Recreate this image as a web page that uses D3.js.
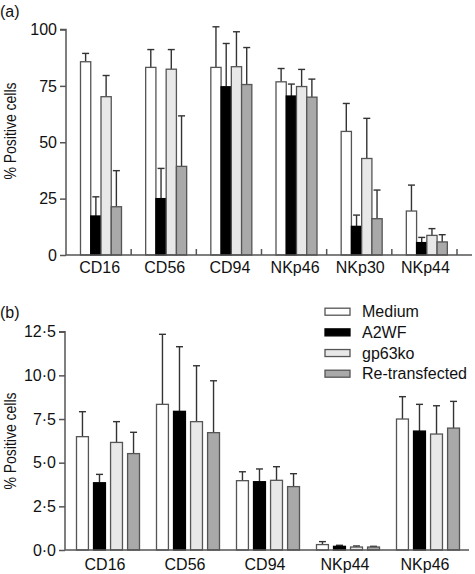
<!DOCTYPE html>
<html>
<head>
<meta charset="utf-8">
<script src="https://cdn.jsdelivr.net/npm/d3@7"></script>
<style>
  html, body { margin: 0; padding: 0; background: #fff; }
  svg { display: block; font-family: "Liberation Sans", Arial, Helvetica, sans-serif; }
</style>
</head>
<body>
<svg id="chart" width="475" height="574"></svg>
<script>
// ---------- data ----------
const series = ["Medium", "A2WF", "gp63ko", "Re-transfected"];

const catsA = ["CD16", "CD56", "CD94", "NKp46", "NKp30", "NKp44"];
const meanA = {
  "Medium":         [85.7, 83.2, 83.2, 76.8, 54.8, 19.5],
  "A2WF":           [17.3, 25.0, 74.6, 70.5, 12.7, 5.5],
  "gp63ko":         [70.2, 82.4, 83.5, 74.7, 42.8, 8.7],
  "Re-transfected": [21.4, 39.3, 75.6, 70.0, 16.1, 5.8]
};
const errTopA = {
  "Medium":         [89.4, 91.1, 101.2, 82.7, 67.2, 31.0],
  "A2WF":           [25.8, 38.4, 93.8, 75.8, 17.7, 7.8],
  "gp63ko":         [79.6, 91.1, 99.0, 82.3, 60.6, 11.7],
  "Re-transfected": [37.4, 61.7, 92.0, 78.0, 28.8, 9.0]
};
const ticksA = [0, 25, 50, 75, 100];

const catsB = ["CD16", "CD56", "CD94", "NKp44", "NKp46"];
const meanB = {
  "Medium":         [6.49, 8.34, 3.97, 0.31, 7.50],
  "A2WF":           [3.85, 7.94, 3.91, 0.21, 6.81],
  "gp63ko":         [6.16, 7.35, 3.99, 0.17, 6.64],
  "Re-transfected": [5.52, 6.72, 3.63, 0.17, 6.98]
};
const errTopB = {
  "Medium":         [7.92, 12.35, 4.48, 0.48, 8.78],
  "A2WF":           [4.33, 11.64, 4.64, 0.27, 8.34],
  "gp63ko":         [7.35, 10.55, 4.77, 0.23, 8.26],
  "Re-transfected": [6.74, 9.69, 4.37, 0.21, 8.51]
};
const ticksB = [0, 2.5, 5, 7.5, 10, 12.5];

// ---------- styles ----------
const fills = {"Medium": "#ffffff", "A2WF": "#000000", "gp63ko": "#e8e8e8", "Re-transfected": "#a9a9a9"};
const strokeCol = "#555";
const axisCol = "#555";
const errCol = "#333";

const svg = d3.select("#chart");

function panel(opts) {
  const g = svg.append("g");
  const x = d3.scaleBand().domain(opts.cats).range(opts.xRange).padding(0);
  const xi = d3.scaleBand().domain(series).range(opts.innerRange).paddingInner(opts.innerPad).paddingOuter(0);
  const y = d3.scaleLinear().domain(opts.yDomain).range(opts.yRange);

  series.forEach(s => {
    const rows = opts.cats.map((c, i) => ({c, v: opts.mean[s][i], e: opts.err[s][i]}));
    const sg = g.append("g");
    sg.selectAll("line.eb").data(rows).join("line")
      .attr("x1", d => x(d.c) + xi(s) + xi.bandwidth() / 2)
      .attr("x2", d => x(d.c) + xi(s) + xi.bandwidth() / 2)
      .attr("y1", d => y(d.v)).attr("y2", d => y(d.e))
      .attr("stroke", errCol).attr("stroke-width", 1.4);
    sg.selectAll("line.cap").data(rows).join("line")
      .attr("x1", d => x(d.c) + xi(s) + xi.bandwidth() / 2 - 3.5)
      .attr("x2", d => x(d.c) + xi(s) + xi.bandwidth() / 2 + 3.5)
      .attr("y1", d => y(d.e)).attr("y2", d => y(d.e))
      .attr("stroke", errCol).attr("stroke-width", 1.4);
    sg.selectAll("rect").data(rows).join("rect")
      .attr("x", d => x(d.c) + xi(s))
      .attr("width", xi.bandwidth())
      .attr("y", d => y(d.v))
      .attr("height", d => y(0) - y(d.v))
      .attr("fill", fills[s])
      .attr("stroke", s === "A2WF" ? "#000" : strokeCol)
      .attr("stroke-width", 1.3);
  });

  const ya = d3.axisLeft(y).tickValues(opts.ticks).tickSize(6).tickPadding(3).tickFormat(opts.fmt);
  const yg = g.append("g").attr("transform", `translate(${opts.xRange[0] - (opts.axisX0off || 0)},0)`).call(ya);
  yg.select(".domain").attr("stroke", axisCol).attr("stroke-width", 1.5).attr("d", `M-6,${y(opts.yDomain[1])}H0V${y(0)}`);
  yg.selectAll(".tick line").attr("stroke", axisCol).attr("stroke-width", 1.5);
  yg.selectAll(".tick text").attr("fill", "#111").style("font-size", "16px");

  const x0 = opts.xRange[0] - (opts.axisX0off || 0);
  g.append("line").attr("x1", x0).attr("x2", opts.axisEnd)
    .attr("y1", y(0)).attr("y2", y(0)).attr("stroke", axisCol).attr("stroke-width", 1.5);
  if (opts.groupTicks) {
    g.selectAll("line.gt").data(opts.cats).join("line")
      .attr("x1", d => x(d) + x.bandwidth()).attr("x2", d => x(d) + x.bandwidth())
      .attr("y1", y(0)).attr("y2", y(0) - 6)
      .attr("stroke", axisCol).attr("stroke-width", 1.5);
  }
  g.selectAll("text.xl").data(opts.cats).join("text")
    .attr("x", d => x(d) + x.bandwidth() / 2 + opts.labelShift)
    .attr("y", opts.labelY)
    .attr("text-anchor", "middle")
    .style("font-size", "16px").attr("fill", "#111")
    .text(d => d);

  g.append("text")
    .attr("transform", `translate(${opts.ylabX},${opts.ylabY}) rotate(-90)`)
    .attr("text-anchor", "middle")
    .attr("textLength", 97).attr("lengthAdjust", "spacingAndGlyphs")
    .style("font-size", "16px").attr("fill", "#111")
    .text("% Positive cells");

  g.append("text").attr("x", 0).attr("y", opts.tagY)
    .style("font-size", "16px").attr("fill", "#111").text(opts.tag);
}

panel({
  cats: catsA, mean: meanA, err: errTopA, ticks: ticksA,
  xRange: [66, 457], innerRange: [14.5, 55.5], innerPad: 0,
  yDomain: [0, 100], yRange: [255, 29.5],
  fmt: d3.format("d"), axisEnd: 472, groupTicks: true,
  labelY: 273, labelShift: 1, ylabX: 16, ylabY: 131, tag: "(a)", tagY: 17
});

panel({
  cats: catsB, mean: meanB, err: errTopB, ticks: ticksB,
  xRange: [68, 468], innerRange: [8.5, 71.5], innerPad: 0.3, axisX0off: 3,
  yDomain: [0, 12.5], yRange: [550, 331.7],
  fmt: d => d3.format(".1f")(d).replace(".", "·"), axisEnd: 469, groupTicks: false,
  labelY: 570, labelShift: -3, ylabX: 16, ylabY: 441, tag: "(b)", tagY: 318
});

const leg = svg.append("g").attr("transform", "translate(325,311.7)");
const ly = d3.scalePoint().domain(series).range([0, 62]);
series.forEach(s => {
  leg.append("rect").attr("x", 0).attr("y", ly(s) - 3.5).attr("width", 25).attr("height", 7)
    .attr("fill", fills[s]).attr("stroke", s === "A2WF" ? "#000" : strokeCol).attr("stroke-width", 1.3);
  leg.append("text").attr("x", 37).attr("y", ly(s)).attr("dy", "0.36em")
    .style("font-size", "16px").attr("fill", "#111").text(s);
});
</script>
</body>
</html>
******************************
Extract the full listing above verbatim; pictures are to be left out of the copy.

PROBLEM SOLUTION.
Recreate this image as a web page that uses D3.js.
<!DOCTYPE html>
<html>
<head>
<meta charset="utf-8">
<script src="https://cdn.jsdelivr.net/npm/d3@7"></script>
<style>
  html, body { margin: 0; padding: 0; background: #fff; }
  svg { display: block; font-family: "Liberation Sans", Arial, Helvetica, sans-serif; }
</style>
</head>
<body>
<svg id="chart" width="475" height="574"></svg>
<script>
// ---------- data ----------
const series = ["Medium", "A2WF", "gp63ko", "Re-transfected"];

const catsA = ["CD16", "CD56", "CD94", "NKp46", "NKp30", "NKp44"];
const meanA = {
  "Medium":         [85.7, 83.2, 83.2, 76.8, 54.8, 19.5],
  "A2WF":           [17.3, 25.0, 74.6, 70.5, 12.7, 5.5],
  "gp63ko":         [70.2, 82.4, 83.5, 74.7, 42.8, 8.7],
  "Re-transfected": [21.4, 39.3, 75.6, 70.0, 16.1, 5.8]
};
const errTopA = {
  "Medium":         [89.4, 91.1, 101.2, 82.7, 67.2, 31.0],
  "A2WF":           [25.8, 38.4, 93.8, 75.8, 17.7, 7.8],
  "gp63ko":         [79.6, 91.1, 99.0, 82.3, 60.6, 11.7],
  "Re-transfected": [37.4, 61.7, 92.0, 78.0, 28.8, 9.0]
};
const ticksA = [0, 25, 50, 75, 100];

const catsB = ["CD16", "CD56", "CD94", "NKp44", "NKp46"];
const meanB = {
  "Medium":         [6.49, 8.34, 3.97, 0.31, 7.50],
  "A2WF":           [3.85, 7.94, 3.91, 0.21, 6.81],
  "gp63ko":         [6.16, 7.35, 3.99, 0.17, 6.64],
  "Re-transfected": [5.52, 6.72, 3.63, 0.17, 6.98]
};
const errTopB = {
  "Medium":         [7.92, 12.35, 4.48, 0.48, 8.78],
  "A2WF":           [4.33, 11.64, 4.64, 0.27, 8.34],
  "gp63ko":         [7.35, 10.55, 4.77, 0.23, 8.26],
  "Re-transfected": [6.74, 9.69, 4.37, 0.21, 8.51]
};
const ticksB = [0, 2.5, 5, 7.5, 10, 12.5];

// ---------- styles ----------
const fills = {"Medium": "#ffffff", "A2WF": "#000000", "gp63ko": "#e8e8e8", "Re-transfected": "#a9a9a9"};
const strokeCol = "#555";
const axisCol = "#555";
const errCol = "#333";

const svg = d3.select("#chart");

function panel(opts) {
  const g = svg.append("g");
  const x = d3.scaleBand().domain(opts.cats).range(opts.xRange).padding(0);
  const xi = d3.scaleBand().domain(series).range(opts.innerRange).paddingInner(opts.innerPad).paddingOuter(0);
  const y = d3.scaleLinear().domain(opts.yDomain).range(opts.yRange);

  series.forEach(s => {
    const rows = opts.cats.map((c, i) => ({c, v: opts.mean[s][i], e: opts.err[s][i]}));
    const sg = g.append("g");
    sg.selectAll("line.eb").data(rows).join("line")
      .attr("x1", d => x(d.c) + xi(s) + xi.bandwidth() / 2)
      .attr("x2", d => x(d.c) + xi(s) + xi.bandwidth() / 2)
      .attr("y1", d => y(d.v)).attr("y2", d => y(d.e))
      .attr("stroke", errCol).attr("stroke-width", 1.4);
    sg.selectAll("line.cap").data(rows).join("line")
      .attr("x1", d => x(d.c) + xi(s) + xi.bandwidth() / 2 - 3.5)
      .attr("x2", d => x(d.c) + xi(s) + xi.bandwidth() / 2 + 3.5)
      .attr("y1", d => y(d.e)).attr("y2", d => y(d.e))
      .attr("stroke", errCol).attr("stroke-width", 1.4);
    sg.selectAll("rect").data(rows).join("rect")
      .attr("x", d => x(d.c) + xi(s))
      .attr("width", xi.bandwidth())
      .attr("y", d => y(d.v))
      .attr("height", d => y(0) - y(d.v))
      .attr("fill", fills[s])
      .attr("stroke", s === "A2WF" ? "#000" : strokeCol)
      .attr("stroke-width", 1.3);
  });

  const ya = d3.axisLeft(y).tickValues(opts.ticks).tickSize(6).tickPadding(3).tickFormat(opts.fmt);
  const yg = g.append("g").attr("transform", `translate(${opts.xRange[0] - (opts.axisX0off || 0)},0)`).call(ya);
  yg.select(".domain").attr("stroke", axisCol).attr("stroke-width", 1.5).attr("d", `M-6,${y(opts.yDomain[1])}H0V${y(0)}`);
  yg.selectAll(".tick line").attr("stroke", axisCol).attr("stroke-width", 1.5);
  yg.selectAll(".tick text").attr("fill", "#111").style("font-size", "16px");

  const x0 = opts.xRange[0] - (opts.axisX0off || 0);
  g.append("line").attr("x1", x0).attr("x2", opts.axisEnd)
    .attr("y1", y(0)).attr("y2", y(0)).attr("stroke", axisCol).attr("stroke-width", 1.5);
  if (opts.groupTicks) {
    g.selectAll("line.gt").data(opts.cats).join("line")
      .attr("x1", d => x(d) + x.bandwidth()).attr("x2", d => x(d) + x.bandwidth())
      .attr("y1", y(0)).attr("y2", y(0) - 6)
      .attr("stroke", axisCol).attr("stroke-width", 1.5);
  }
  g.selectAll("text.xl").data(opts.cats).join("text")
    .attr("x", d => x(d) + x.bandwidth() / 2 + opts.labelShift)
    .attr("y", opts.labelY)
    .attr("text-anchor", "middle")
    .style("font-size", "16px").attr("fill", "#111")
    .text(d => d);

  g.append("text")
    .attr("transform", `translate(${opts.ylabX},${opts.ylabY}) rotate(-90)`)
    .attr("text-anchor", "middle")
    .attr("textLength", 97).attr("lengthAdjust", "spacingAndGlyphs")
    .style("font-size", "16px").attr("fill", "#111")
    .text("% Positive cells");

  g.append("text").attr("x", 0).attr("y", opts.tagY)
    .style("font-size", "16px").attr("fill", "#111").text(opts.tag);
}

panel({
  cats: catsA, mean: meanA, err: errTopA, ticks: ticksA,
  xRange: [66, 457], innerRange: [14.5, 55.5], innerPad: 0,
  yDomain: [0, 100], yRange: [255, 29.5],
  fmt: d3.format("d"), axisEnd: 472, groupTicks: true,
  labelY: 273, labelShift: 1, ylabX: 16, ylabY: 131, tag: "(a)", tagY: 17
});

panel({
  cats: catsB, mean: meanB, err: errTopB, ticks: ticksB,
  xRange: [68, 468], innerRange: [8.5, 71.5], innerPad: 0.3, axisX0off: 3,
  yDomain: [0, 12.5], yRange: [550, 331.7],
  fmt: d => d3.format(".1f")(d).replace(".", "·"), axisEnd: 469, groupTicks: false,
  labelY: 570, labelShift: -3, ylabX: 16, ylabY: 441, tag: "(b)", tagY: 318
});

const leg = svg.append("g").attr("transform", "translate(325,311.7)");
const ly = d3.scalePoint().domain(series).range([0, 62]);
series.forEach(s => {
  leg.append("rect").attr("x", 0).attr("y", ly(s) - 3.5).attr("width", 25).attr("height", 7)
    .attr("fill", fills[s]).attr("stroke", s === "A2WF" ? "#000" : strokeCol).attr("stroke-width", 1.3);
  leg.append("text").attr("x", 37).attr("y", ly(s)).attr("dy", "0.36em")
    .style("font-size", "16px").attr("fill", "#111").text(s);
});
</script>
</body>
</html>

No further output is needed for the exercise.